Minacce, estorsioni, racket sui parcheggi, finanziamenti alla ‘ndrangheta, presunte mazzette a politici e persino usura. Sembra non avere fine l’inchiesta “Doppia Curva” della Dda di Milano sugli ex capi degli ultras di Inter e Milan. Ieri per un nuovo filone d’indagine il gip Domenico Santoro ha emesso sette ordinanze di custodia per le accuse a vario titolo di estorsione, usura ed emissione di fatture per operazioni inesistenti. Contestata per alcuni reati anche l’aggravante della finalità mafiosa di aver agevolato la cosca dei Bellocco. Tra gli arrestati anche l’ex socio in affari dell’ex capitano del Milan Paolo Maldini e dell’ex attaccante dell’Inter Christian Vieri (estranei ai fatti), Mauro Russo, 67 anni, già esponente della curva interista.

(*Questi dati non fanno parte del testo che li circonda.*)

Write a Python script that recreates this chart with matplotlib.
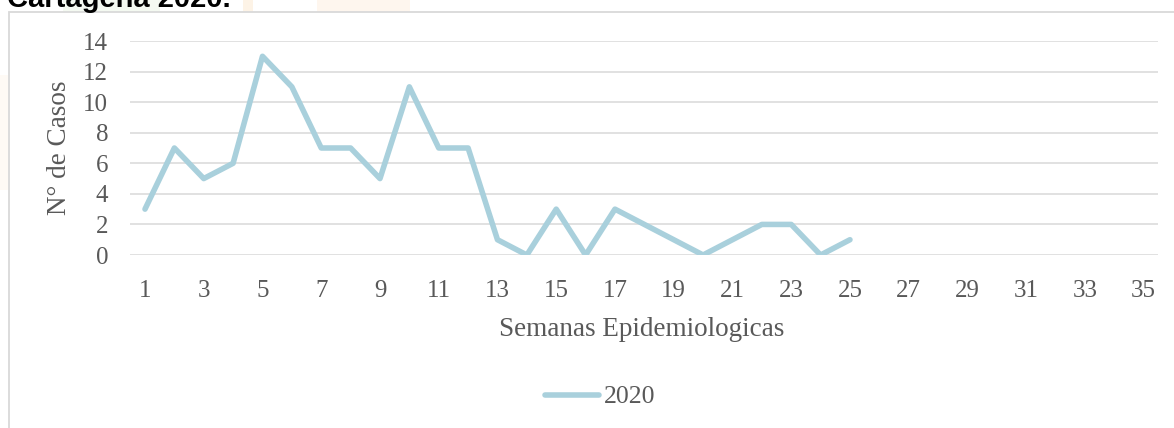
import matplotlib
matplotlib.use("Agg")
import matplotlib.pyplot as plt
from matplotlib.patches import Rectangle

# weekly cases, Cartagena 2020
weeks = list(range(1, 26))
cases = [3, 7, 5, 6, 13, 11, 7, 7, 5, 11, 7, 7, 1, 0, 3, 0, 3, 2, 1, 0, 1, 2, 2, 0, 1]
x_ticks = list(range(1, 36, 2))
y_ticks = list(range(0, 15, 2))
series_name = "2020"

W, H = 1174, 428
fig = plt.figure(figsize=(W / 100, H / 100), dpi=100)
fig.patch.set_facecolor("white")

def fx(px):
    return px / W

def fy(py):
    return 1 - py / H

# faint watermark patches behind the chart
fig.patches.append(Rectangle((fx(63), fy(12)), fx(97), 12 / H, transform=fig.transFigure,
                             facecolor="#f4f9f1", edgecolor="none", zorder=0))
fig.patches.append(Rectangle((fx(243), fy(12)), fx(10), 12 / H, transform=fig.transFigure,
                             facecolor="#fdf3e6", edgecolor="none", zorder=0))
fig.patches.append(Rectangle((fx(317), fy(12)), fx(93), 12 / H, transform=fig.transFigure,
                             facecolor="#fef6ee", edgecolor="none", zorder=0))
fig.patches.append(Rectangle((0, fy(190)), fx(8), 115 / H, transform=fig.transFigure,
                             facecolor="#fefaf5", edgecolor="none", zorder=0))

# chart area border (cut off at right and bottom)
fig.patches.append(Rectangle((fx(8.5), -0.05), 1.1, fy(12) + 0.05, transform=fig.transFigure,
                             facecolor="none", edgecolor="#d9d9d9", linewidth=1.3, zorder=1))

fig.text(fx(7), fy(7), "Cartagena 2020.", fontsize=21, fontweight="bold",
         family="Liberation Sans", color="black", va="baseline", ha="left")

ax = fig.add_axes([fx(130.3), fy(255), fx(1158.4 - 130.3), (255 - 41) / H])
ax.set_facecolor("none")
ax.plot(weeks, cases, color="#a9d0dc", linewidth=4, solid_joinstyle="round",
        solid_capstyle="round", label=series_name, zorder=3)

ax.set_xlim(0.5, 35.5)
ax.set_ylim(0, 14)
ax.set_xticks(x_ticks)
ax.set_yticks(y_ticks)
ax.grid(axis="y", color="#d9d9d9", linewidth=1.1)
ax.set_axisbelow(True)
for s in ax.spines.values():
    s.set_visible(False)
ax.tick_params(length=0)
ax.tick_params(axis="x", pad=18)
ax.tick_params(axis="y", pad=16)

tick_font = dict(family="Liberation Serif", size=18, color="#595959")
for lab in ax.get_xticklabels() + ax.get_yticklabels():
    lab.set_fontfamily(tick_font["family"])
    lab.set_fontsize(tick_font["size"])
    lab.set_color(tick_font["color"])

label_font = dict(family="Liberation Serif", size=19.5, color="#595959")
fig.text(fx(642), fy(329), "Semanas Epidemiologicas", ha="center", va="center", **label_font)
fig.text(fx(59), fy(148), "N° de Casos", ha="center", va="center", rotation=90, **label_font)

leg = fig.legend(loc="center", bbox_to_anchor=(fx(600), fy(397)), frameon=False,
                 prop={"family": "Liberation Serif", "size": 18.5}, handlelength=2.1,
                 handletextpad=0.2)
for t in leg.get_texts():
    t.set_color("#595959")

fig.savefig("out.png", dpi=100)
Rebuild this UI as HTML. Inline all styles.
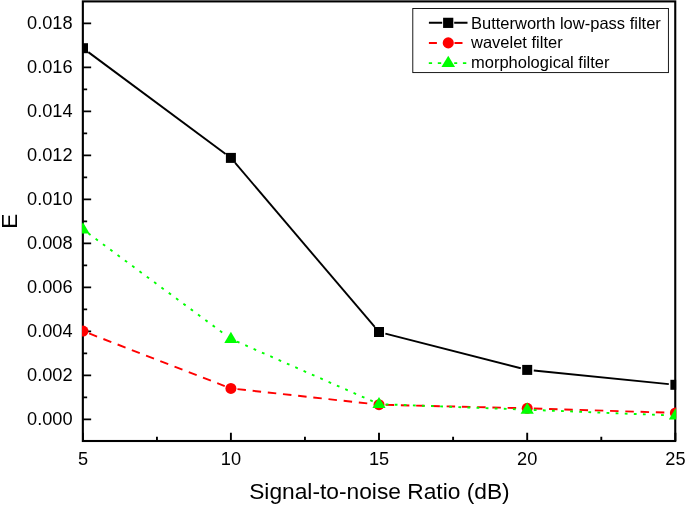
<!DOCTYPE html>
<html><head><meta charset="utf-8"><title>chart</title><style>html,body{margin:0;padding:0;background:#fff;overflow:hidden}</style></head><body>
<svg width="685" height="506" viewBox="0 0 685 506" style="display:block;will-change:transform" font-family="'Liberation Sans', sans-serif">
<rect width="685" height="506" fill="#fff"/>
<defs><clipPath id="c"><rect x="82" y="1" width="594.2" height="441"/></clipPath></defs>
<rect x="82.85" y="1.4" width="592.4" height="439.6" fill="none" stroke="#000" stroke-width="2.1"/>
<text x="72.6" y="425.00" font-size="18.2" text-anchor="end">0.000</text>
<text x="72.6" y="381.00" font-size="18.2" text-anchor="end">0.002</text>
<text x="72.6" y="337.00" font-size="18.2" text-anchor="end">0.004</text>
<text x="72.6" y="293.00" font-size="18.2" text-anchor="end">0.006</text>
<text x="72.6" y="249.00" font-size="18.2" text-anchor="end">0.008</text>
<text x="72.6" y="205.00" font-size="18.2" text-anchor="end">0.010</text>
<text x="72.6" y="161.00" font-size="18.2" text-anchor="end">0.012</text>
<text x="72.6" y="117.00" font-size="18.2" text-anchor="end">0.014</text>
<text x="72.6" y="73.00" font-size="18.2" text-anchor="end">0.016</text>
<text x="72.6" y="29.00" font-size="18.2" text-anchor="end">0.018</text>
<text x="83.00" y="465.3" font-size="18.2" text-anchor="middle">5</text>
<text x="230.90" y="465.3" font-size="18.2" text-anchor="middle">10</text>
<text x="379.00" y="465.3" font-size="18.2" text-anchor="middle">15</text>
<text x="527.20" y="465.3" font-size="18.2" text-anchor="middle">20</text>
<text x="675.40" y="465.3" font-size="18.2" text-anchor="middle">25</text>
<path d="M82.85 419.40h8.3 M82.85 375.40h8.3 M82.85 331.40h8.3 M82.85 287.40h8.3 M82.85 243.40h8.3 M82.85 199.40h8.3 M82.85 155.40h8.3 M82.85 111.40h8.3 M82.85 67.40h8.3 M82.85 23.40h8.3 M82.85 397.40h4.3 M82.85 353.40h4.3 M82.85 309.40h4.3 M82.85 265.40h4.3 M82.85 221.40h4.3 M82.85 177.40h4.3 M82.85 133.40h4.3 M82.85 89.40h4.3 M82.85 45.40h4.3 M83.00 441.0v-8.3 M230.90 441.0v-8.3 M379.00 441.0v-8.3 M527.20 441.0v-8.3 M675.40 441.0v-8.3 M156.95 441.0v-4.3 M304.95 441.0v-4.3 M453.10 441.0v-4.3 M601.30 441.0v-4.3" stroke="#000" stroke-width="1.9" fill="none"/>
<text x="379.4" y="498.6" font-size="22.75" text-anchor="middle">Signal-to-noise Ratio (dB)</text>
<text transform="translate(17.0 221.2) rotate(-90)" font-size="22.6" text-anchor="middle">E</text>
<g clip-path="url(#c)">
<line x1="88.30" y1="52.13" x2="225.60" y2="153.97" stroke="#000" stroke-width="1.9"/>
<line x1="235.18" y1="162.93" x2="374.72" y2="326.97" stroke="#000" stroke-width="1.9"/>
<line x1="385.39" y1="333.64" x2="520.81" y2="368.26" stroke="#000" stroke-width="1.9"/>
<line x1="533.77" y1="370.56" x2="668.83" y2="384.14" stroke="#000" stroke-width="1.9"/>
<rect x="78.00" y="43.20" width="10" height="10" fill="#000"/>
<rect x="225.90" y="152.90" width="10" height="10" fill="#000"/>
<rect x="374.00" y="327.00" width="10" height="10" fill="#000"/>
<rect x="522.20" y="364.90" width="10" height="10" fill="#000"/>
<rect x="670.40" y="379.80" width="10" height="10" fill="#000"/>
<line x1="89.15" y1="333.48" x2="224.75" y2="386.02" stroke="#f00" stroke-width="1.9" stroke-dasharray="8.5 6.76"/>
<line x1="237.46" y1="389.12" x2="372.44" y2="403.98" stroke="#f00" stroke-width="1.9" stroke-dasharray="8.5 6.76"/>
<line x1="385.60" y1="404.86" x2="520.60" y2="408.14" stroke="#f00" stroke-width="1.9" stroke-dasharray="8.5 6.76"/>
<line x1="533.80" y1="408.50" x2="668.80" y2="412.70" stroke="#f00" stroke-width="1.9" stroke-dasharray="8.5 6.76"/>
<circle cx="83.00" cy="331.10" r="5.5" fill="#f00"/>
<circle cx="230.90" cy="388.40" r="5.5" fill="#f00"/>
<circle cx="379.00" cy="404.70" r="5.5" fill="#f00"/>
<circle cx="527.20" cy="408.30" r="5.5" fill="#f00"/>
<circle cx="675.40" cy="412.90" r="5.5" fill="#f00"/>
<line x1="88.30" y1="233.33" x2="225.60" y2="334.97" stroke="#0f0" stroke-width="1.9" stroke-dasharray="2.8 6.3"/>
<line x1="236.94" y1="341.56" x2="372.96" y2="401.44" stroke="#0f0" stroke-width="1.9" stroke-dasharray="2.8 6.3"/>
<line x1="385.60" y1="404.35" x2="520.60" y2="409.45" stroke="#0f0" stroke-width="1.9" stroke-dasharray="2.8 6.3"/>
<line x1="533.79" y1="409.96" x2="668.81" y2="415.34" stroke="#0f0" stroke-width="1.9" stroke-dasharray="2.8 6.3"/>
<polygon points="83.00,222.20 76.40,233.40 89.60,233.40" fill="#0f0"/>
<polygon points="230.90,331.70 224.30,342.90 237.50,342.90" fill="#0f0"/>
<polygon points="379.00,396.90 372.40,408.10 385.60,408.10" fill="#0f0"/>
<polygon points="527.20,402.50 520.60,413.70 533.80,413.70" fill="#0f0"/>
<polygon points="675.40,408.40 668.80,419.60 682.00,419.60" fill="#0f0"/>
</g>
<rect x="412.8" y="8.5" width="255.6" height="64.1" fill="#fff" stroke="#000" stroke-width="0.9"/>
<path d="M428.9 22.7H442.2M454.2 22.7H467.5" stroke="#000" stroke-width="2.0"/><rect x="443.10" y="17.75" width="10.2" height="10.2" fill="#000"/>
<path d="M428.9 42.9H436.9M454.5 42.9H462.5" stroke="#f00" stroke-width="2.0"/><circle cx="448.25" cy="42.90" r="5.55" fill="#f00"/>
<path d="M428.8 63.1h3.3M437.8 63.1h3.4M454.2 63.1h3M462.9 63.1h3.4" stroke="#0f0" stroke-width="1.9"/><polygon points="448.25,55.75 441.45,66.95 455.05,66.95" fill="#0f0"/>
<text x="471.0" y="28.6" font-size="16.5">Butterworth low-pass filter</text>
<text x="471.0" y="48.4" font-size="16.5">wavelet filter</text>
<text x="471.0" y="68.1" font-size="16.5">morphological filter</text>
</svg>
</body></html>
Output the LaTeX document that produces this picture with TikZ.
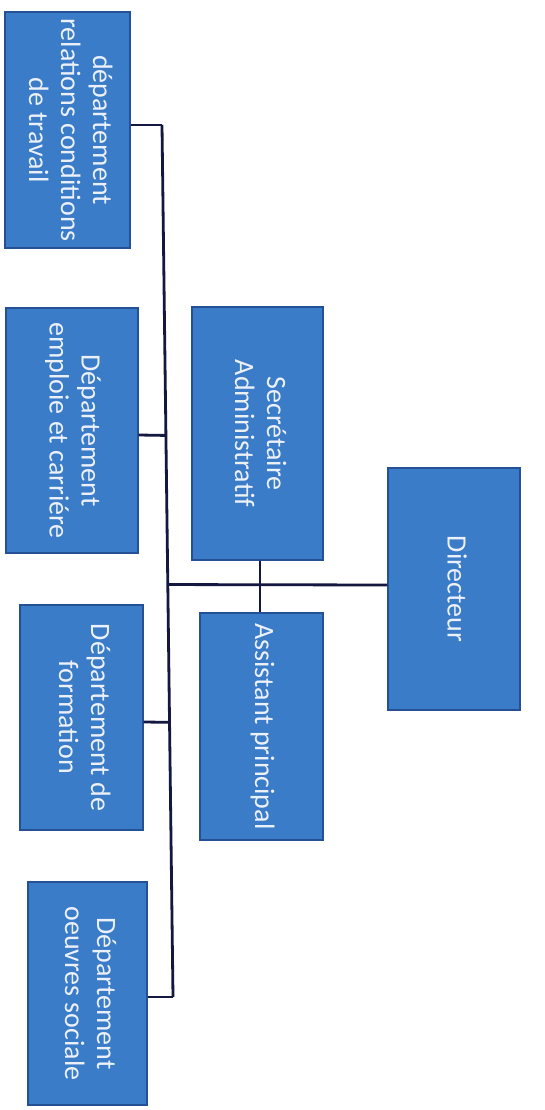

Il grande business dei parcheggi
Fulcro di questo nuovo filone, i parcheggi attorno a San Siro, gestiti dall’imprenditore Gherardo Zaccagni. “Dovessero essere danneggiate le auto, qualche casino nei parcheggi, se si incendiano delle macchine, non lamentatevi che avete cambiato il gestore”, diceva Russo intercettato. Per i pm sarebbe stato anche l’intermediario nell’estorsione ai danni di Zaccagni, il quale avrebbe versato ai vertici della curva interista un “obolo” mensile da oltre 4mila euro, “per stare tranquillo”.
A riferire agli inquirenti delle frasi intimidatorie di Russo, Pierfrancesco Barletta, che è stato direttore operativo e delegato alla sicurezza dell’Inter e anche ad di MiStadio, sentito dai pm come teste il 7 gennaio. Russo avrebbe inoltre “consigliato” a Zaccagni, di “garantire” dei parcheggi gratis per gli ultras, così come “le società calcistiche garantivano loro i biglietti al fine di evitare problemi”.
Le mazzette
Dall’ordinanza emerge come poi Russo sarebbe stato “pienamente a conoscenza delle dinamiche criminali” dei gruppi ultras di San Siro. Nel frattempo, stando alle carte, Zaccagni per acquisire anche il contratto per la gestione dei parcheggi dell’Ippodromo di Milano “avrebbe elargito”, così ha dichiarato, anche “mazzette” a persone non meglio identificate di una nota società di scommesse sportive.
A essere tirato in ballo dall’imprenditore è stato anche il consigliere regionale e comunale milanese Manfredi Palmeri (che ha scelto il processo immediato in un altro filone dell’inchiesta): “Ho fornito queste utilità a un politico – si legge nel verbale dell’imprenditore – perché lui facesse una sorta di endorsement nei miei confronti nei settori di sua competenza”. Zaccagni, poi, avrebbe puntato, sempre attraverso Russo e stando all’ordinanza, anche a quelli dello stadio di Bari e pure a quelli del Bentegodi di Verona.
I prestiti usurai di Bellocco
Negli atti, inoltre, si ricostruisce come il clan Bellocco, e in particolare il rampollo della cosca Antonio Bellocco, ucciso lo scorso settembre dall’ex capo della curva Nord interista Andrea Beretta, avrebbe prestato soldi, quasi 400mila euro, a tassi usurari fino al 400% ad un imprenditore comasco, titolare di una società che si occupa di programmazione e trasmissioni televisive.
Tra i casi ricostruiti nelle indagini dei pm Storari e Ombra anche una contestazione, originariamente attribuita anche questa ad Antonio Bellocco, poi ucciso, che riguarda l’utilizzo di una società per l’emissione di fatturazioni per operazioni inesistenti finalizzate all’evasione dell’Iva.
Bellocco, come ricostruito nell’inchiesta, sarebbe arrivato a Milano grazie a Marco Ferdico, anche lui nel direttivo della Nord interista e in carcere da settembre, che gli avrebbe procurato “alloggio e occupazione lavorativa fittizia”. Bellocco avrebbe, poi, girato i soldi incassati dalle varie attività illecite al clan e sarebbero serviti anche per il “mantenimento” dei detenuti della cosca. Tra gli indagati anche il fratello, Berto, che avrebbero tentato di costringere Beretta a “cedere ad esponenti della famiglia Bellocco” l’attività della società “cn69 curva nord” attiva nel merchandising della curva.